After a report of inexcusable workplace harassment surfaced earlier this year, our board and senior leadership took immediate action. They asked former U.S. Attorney General Eric Holder and experts from the law firm Covington & Burling to conduct a thorough investigation. After four months of review, this week they released their report, which you can read here.
Today, we are ready to embrace radical change. Uber’s board has unanimously accepted all 47 recommendations from the Covington Report and has begun to put them and others into action. We are committing ourselves to the following:
• Increasing accountability. Accountability is not a one time thing. We’re creating an Ethics and Culture committee to oversee the actions of our company and our leaders. We have also instituted a 24/7 support line so that any employee can feel safe reporting unprofessional behavior.
• Changing leadership. An independent board chairperson will be appointed along with additional independent board seats. The first of which has been filled by Nestle’s former CFO Wan Ling Martello. Liane Hornsey who came onboard in January as our Chief Human Resources Officer has taken on the task of improving our workplace culture while Frances Frei, Harvard Business School Senior Associate Dean, joined Uber as SVP of Leadership and Strategy in June.
• Focusing on collaboration and empathy. We’re overhauling our cultural values to reward collaboration and to foster a workplace that is inclusive rather than contentious. We believe empathy is not a goal in itself, but one that will help us build products that put our customers’ needs first.
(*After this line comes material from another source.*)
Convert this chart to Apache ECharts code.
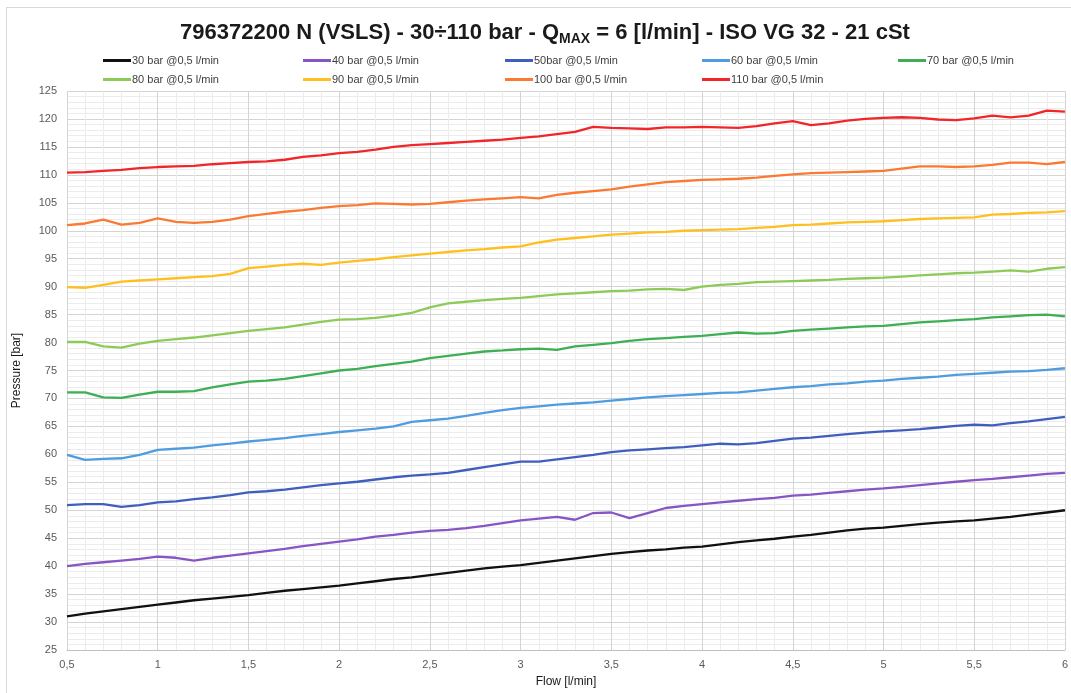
<!DOCTYPE html>
<html>
<head>
<meta charset="utf-8">
<script src="https://cdn.jsdelivr.net/npm/echarts@6/dist/echarts.min.js"></script>
<style>
  html, body { margin: 0; padding: 0; background: #fff; }
  #chart { width: 1071px; height: 693px; }
  #frame { position: absolute; left: 6px; top: 7px; width: 1070px; height: 690px; border: 1px solid #d9d9d9; pointer-events: none; }
</style>
</head>
<body>
<div id="chart"></div>
<div id="frame"></div>
<script>
var flow = [0.5,0.6,0.7,0.8,0.9,1.0,1.1,1.2,1.3,1.4,1.5,1.6,1.7,1.8,1.9,2.0,2.1,2.2,2.3,2.4,2.5,2.6,2.7,2.8,2.9,3.0,3.1,3.2,3.3,3.4,3.5,3.6,3.7,3.8,3.9,4.0,4.1,4.2,4.3,4.4,4.5,4.6,4.7,4.8,4.9,5.0,5.1,5.2,5.3,5.4,5.5,5.6,5.7,5.8,5.9,6.0];

var p30  = [31.0,31.5,31.9,32.3,32.7,33.1,33.5,33.9,34.2,34.5,34.8,35.2,35.6,35.9,36.2,36.5,36.9,37.3,37.7,38.0,38.4,38.8,39.2,39.6,39.9,40.2,40.6,41.0,41.4,41.8,42.2,42.5,42.8,43.0,43.3,43.5,43.9,44.3,44.6,44.9,45.3,45.6,46.0,46.4,46.7,46.9,47.2,47.5,47.8,48.0,48.2,48.5,48.8,49.2,49.6,50.0];
var p40  = [40.0,40.4,40.7,41.0,41.3,41.7,41.5,41.0,41.5,41.9,42.3,42.7,43.1,43.6,44.0,44.4,44.8,45.3,45.6,46.0,46.3,46.5,46.8,47.2,47.7,48.2,48.5,48.8,48.3,49.5,49.6,48.6,49.5,50.4,50.8,51.1,51.4,51.7,52.0,52.2,52.6,52.8,53.1,53.4,53.7,53.9,54.2,54.5,54.8,55.1,55.4,55.6,55.9,56.2,56.5,56.7];
var p50  = [50.9,51.1,51.1,50.6,50.9,51.4,51.6,52.0,52.3,52.7,53.2,53.4,53.7,54.1,54.5,54.8,55.1,55.5,55.9,56.2,56.4,56.7,57.2,57.7,58.2,58.7,58.7,59.1,59.5,59.9,60.4,60.7,60.9,61.1,61.3,61.6,61.9,61.8,62.0,62.4,62.8,63.0,63.3,63.6,63.9,64.1,64.3,64.5,64.8,65.1,65.3,65.2,65.6,65.9,66.3,66.7];
var p60  = [59.9,59.0,59.2,59.3,59.9,60.8,61.0,61.2,61.6,61.9,62.3,62.6,62.9,63.3,63.6,64.0,64.3,64.6,65.0,65.8,66.1,66.4,66.9,67.4,67.9,68.3,68.6,68.9,69.1,69.3,69.6,69.9,70.2,70.4,70.6,70.8,71.0,71.1,71.4,71.7,72.0,72.2,72.5,72.7,73.0,73.2,73.5,73.7,73.9,74.2,74.4,74.6,74.8,74.9,75.1,75.4];
var p70  = [71.1,71.1,70.2,70.1,70.7,71.2,71.2,71.3,72.0,72.5,73.0,73.2,73.5,74.0,74.5,75.0,75.3,75.8,76.2,76.6,77.2,77.6,78.0,78.4,78.6,78.8,78.9,78.7,79.3,79.6,79.9,80.3,80.6,80.8,81.0,81.2,81.5,81.8,81.6,81.7,82.1,82.3,82.5,82.7,82.9,83.0,83.3,83.6,83.8,84.0,84.2,84.5,84.7,84.9,85.0,84.7];
var p80  = [80.1,80.1,79.3,79.1,79.8,80.3,80.6,80.9,81.3,81.7,82.1,82.4,82.7,83.2,83.7,84.1,84.2,84.4,84.8,85.3,86.3,87.0,87.3,87.6,87.8,88.0,88.3,88.6,88.8,89.0,89.2,89.3,89.5,89.6,89.4,90.0,90.3,90.5,90.8,90.9,91.0,91.1,91.2,91.4,91.5,91.6,91.8,92.0,92.2,92.4,92.5,92.7,92.9,92.7,93.2,93.5];
var p90  = [89.9,89.8,90.3,90.9,91.1,91.3,91.5,91.7,91.9,92.3,93.3,93.6,93.9,94.1,93.9,94.3,94.6,94.9,95.3,95.6,95.9,96.2,96.5,96.7,97.0,97.2,97.9,98.4,98.7,99.0,99.3,99.5,99.7,99.8,100.0,100.1,100.2,100.3,100.5,100.7,101.0,101.1,101.3,101.5,101.6,101.7,101.9,102.1,102.2,102.3,102.4,102.9,103.0,103.2,103.3,103.5];
var p100 = [101.0,101.3,102.0,101.1,101.4,102.2,101.6,101.4,101.6,102.0,102.6,103.0,103.4,103.7,104.1,104.4,104.6,104.9,104.8,104.7,104.8,105.1,105.4,105.6,105.8,106.0,105.8,106.4,106.8,107.1,107.4,107.9,108.3,108.7,108.9,109.1,109.2,109.3,109.5,109.8,110.1,110.3,110.4,110.5,110.6,110.7,111.1,111.5,111.5,111.4,111.5,111.8,112.2,112.2,111.9,112.3];
var p110 = [110.4,110.5,110.7,110.9,111.2,111.4,111.5,111.6,111.9,112.1,112.3,112.4,112.7,113.2,113.5,113.9,114.1,114.5,115.0,115.3,115.5,115.7,115.9,116.1,116.3,116.6,116.9,117.3,117.7,118.6,118.4,118.3,118.2,118.5,118.5,118.6,118.5,118.4,118.7,119.2,119.6,118.9,119.2,119.7,120.0,120.2,120.3,120.2,119.9,119.8,120.1,120.6,120.3,120.6,121.5,121.3];

var names = ['30 bar @0,5 l/min','40 bar @0,5 l/min','50bar @0,5 l/min','60 bar @0,5 l/min','70 bar @0,5 l/min',
             '80 bar @0,5 l/min','90 bar @0,5 l/min','100 bar @0,5 l/min','110 bar @0,5 l/min'];
var values = [p30, p40, p50, p60, p70, p80, p90, p100, p110];
var colors = ['#111111','#8756c4','#3f5fbf','#4f9ddf','#3faf55','#8ccb58','#ffbf1f','#fb7a32','#f2262a'];

var font = 'Arial, "Liberation Sans", sans-serif';

var series = [];
for (var k = 0; k < names.length; k++) {
    series.push({
        name: names[k],
        type: 'line',
        showSymbol: false,
        symbol: 'none',
        lineStyle: { width: 2.3, color: colors[k] },
        itemStyle: { color: colors[k] },
        data: flow.map(function(x, i){ return [x, values[k][i]]; })
    });
}

// one legend per item, laid out on a 5-column grid like the original
var colLeft = [98, 298, 500, 697, 893];
var legends = [];
for (var j = 0; j < names.length; j++) {
    legends.push({
        top: j < 5 ? 50 : 69,
        left: colLeft[j % 5],
        itemWidth: 28,
        itemHeight: 3,
        icon: 'rect',
        textStyle: { fontFamily: font, fontSize: 11, color: '#404040', padding: [0, 0, 0, -4] },
        data: [names[j]]
    });
}

var myChart = echarts.init(document.getElementById('chart'));
myChart.setOption({
    animation: false,
    backgroundColor: '#ffffff',
    color: colors,
    title: {
        text: '796372200 N (VSLS) - 30÷110 bar - Q{sub|MAX} = 6 [l/min] - ISO VG 32 - 21 cSt',
        left: 540,
        textAlign: 'center',
        top: 14,
        textStyle: {
            fontFamily: font, fontSize: 22, fontWeight: 'bold', color: '#1a1a1a',
            rich: {
                sub: { fontFamily: font, fontSize: 14, fontWeight: 'bold', color: '#1a1a1a', padding: [13, 0, 0, 0] }
            }
        }
    },
    legend: legends,
    grid: { left: 67, right: 4, top: 91, bottom: 41 },
    xAxis: {
        type: 'value',
        min: 0.5,
        max: 6,
        interval: 0.5,
        name: 'Flow [l/min]',
        nameLocation: 'middle',
        nameGap: 26,
        nameTextStyle: { fontFamily: font, fontSize: 12, color: '#1a1a1a' },
        axisLine: { show: true, lineStyle: { color: '#bfbfbf' } },
        axisTick: { show: false },
        axisLabel: {
            fontFamily: font, fontSize: 11, color: '#595959', margin: 9,
            formatter: function(v){ return String(v).replace('.', ','); }
        },
        splitLine: { show: true, lineStyle: { color: '#d4d4d4', width: 1 } },
        minorTick: { show: false, splitNumber: 5 },
        minorSplitLine: { show: true, lineStyle: { color: '#ececec', width: 1 } }
    },
    yAxis: {
        type: 'value',
        min: 25,
        max: 125,
        interval: 5,
        name: 'Pressure [bar]',
        nameLocation: 'middle',
        nameGap: 44,
        nameRotate: 90,
        nameTextStyle: { fontFamily: font, fontSize: 12, color: '#1a1a1a' },
        axisLine: { show: false },
        axisTick: { show: false },
        axisLabel: { fontFamily: font, fontSize: 11, color: '#595959', margin: 10 },
        splitLine: { show: true, lineStyle: { color: '#d4d4d4', width: 1 } },
        minorTick: { show: false, splitNumber: 5 },
        minorSplitLine: { show: true, lineStyle: { color: '#ececec', width: 1 } }
    },
    series: series
});
</script>
</body>
</html>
• Empowering diverse perspectives. We’re committing to hiring a diverse workforce and will be appointing a Chief Diversity and Inclusion Officer to oversee new policies.
The past several months have compelled us to redefine who we are and who we want to be as a company. We are proud of our thousands of employees across the globe, who are committed to serving our riders and drivers. As a group, our dedication to our mission remains strong. You can hear from employees in this video.
There is still more work to be done, but we are confident that we are taking the first steps to becoming the company you deserve.
Uber also created a landing page dedicated to the topic of how they will “move ahead” from the issues it was facing – https://www.uber.com/info/road-ahead/. It’s a good start, and though many of the promises are still just that, if the company follows through and continues to keep stakeholders aware of the improvements we may just be convinced it’s put down the shovel and started building a ladder.